Several months later, because sf's biology text is buried in the cupboard and who cares about scientific accuracy, anyway?
And because these things are just irresistible..

fs : Sanzo! I want cavier on marmalade with mango chutney and jelly fish!
Sanzo : *gasping for breath* But I just got you the durians with whipped cream and parmesan cheese...
fs : But I don't want that any more! I want blueberries with red rice and a half boiled egg.
Sanzo : Look, can we talk about an abortion here? I don't want the baby--
fs : You don't want my baby? How could you not want my baby?
Sanzo : I'm not ready to be a father.
fs : But it's our baby!
Sanzo : Do you want it?
fs : Of course I want it! I also want luncheon meat with pepper corns and lemon rind and mozarella ice cream!
Sanzo : Doushite? Doushite?????!! (Because it's so much more fun to yell 'Doushite?!!' than 'Why?!!!' ^_____^)
fs : Because it's mine! And how could you even suggest an abortion? You're going to kill it! KILL IT IN COLD BLOOD! You... you horrible man! *bursts into tears*.
Sanzo : *wearing a sign reading 'I've slaughtered so many youkai I lost count along the way'* Alright, alright, calm down... before you drown all of us again!

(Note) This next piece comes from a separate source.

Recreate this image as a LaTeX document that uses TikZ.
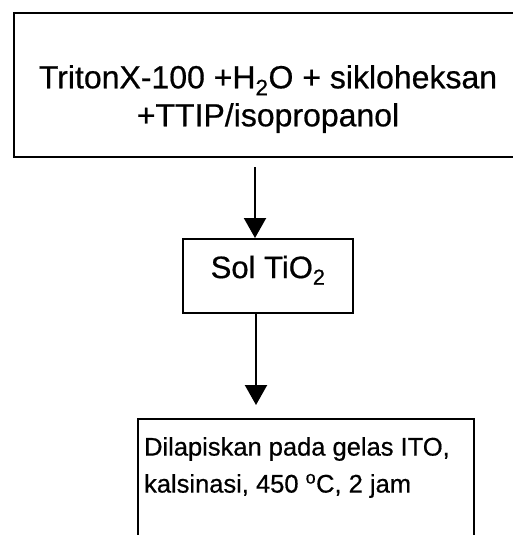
\documentclass[tikz,border=0pt]{standalone}
\usepackage{fontspec}
\setmainfont{Liberation Sans}[UprightFeatures={FakeBold=0.6}]
\usetikzlibrary{arrows.meta}

\begin{document}
\begin{tikzpicture}[x=1pt,y=-1pt,line width=2.2pt,
  flowbox/.style={draw,rectangle,inner sep=0pt,anchor=north west},
  flowtext/.style={inner sep=0pt},
  flowarrow/.style={-{Triangle[width=22pt,length=20pt]}}]
\path[use as bounding box] (0,0) rectangle (512,535);
\node[flowbox,minimum width=505,minimum height=144] (mix) at (13,12) {};
\node[flowtext,anchor=north,align=center,font=\fontsize{32}{38}\selectfont] (mixtxt) at (268,64) {TritonX-100 +H\textsubscript{2}O + sikloheksan\\+TTIP/isopropanol};
\node[flowbox,minimum width=170,minimum height=74,text height=23,text depth=19,font=\fontsize{31}{36}\selectfont] (sol) at (182,238) {Sol TiO\textsubscript{2}};
\node[flowbox,minimum width=336,minimum height=140] (coat) at (137,418) {};
\node[flowtext,anchor=north west,align=left,font=\fontsize{25.5}{37}\selectfont] (coattxt) at (143,436) {Dilapiskan pada gelas ITO,\\kalsinasi, 450 \textsuperscript{o}C, 2 jam};
\coordinate (a1) at (255,167);
\coordinate (a2) at (256,405);
\draw[flowarrow] (a1) -- (a1 |- sol.north);
\draw[flowarrow] (a2 |- sol.south) -- (a2);
\end{tikzpicture}
\end{document}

sf : Fear not. I've improved the drainage.
Sanzo : But it's getting clogged up with durian with whipped cream and parmesan cheese.
sf : DAMN.

fs : You horrible man! Go get me broiled quail with shark's fins and pine cones!
Sanzo : That's not environmentally friendly, fs.
fs : I DON'T CARE! I want christmas pudding with marshmellow sauce and emu meat!!!!! And if you don't get it I'm going to KEEP SPEAKING IN CAPITALS!
Sanzo : *fleeing the scene* Right away!

***
TBC
***

Whaddya mean I only got _3_ reviews for the last chapter?! That's disasterous! I don't care that the chapter has barely been up for 8 hours... I demand MORE REVIEWS! Or I won't continue this fic! Gggrrrr!

sf : Where are my legions of adoring fans?! Reviews only I ask ! Let me write, then come! I summon you to the Stone of Erech!

(Quoted and mutilated from the Lord of the Rings.)

On a totally unrelated note, we must not forget to insert bOlD foNtS wItH sTuPiD cApItAlIzAtIoN iN tHe AuThOr nOtEs.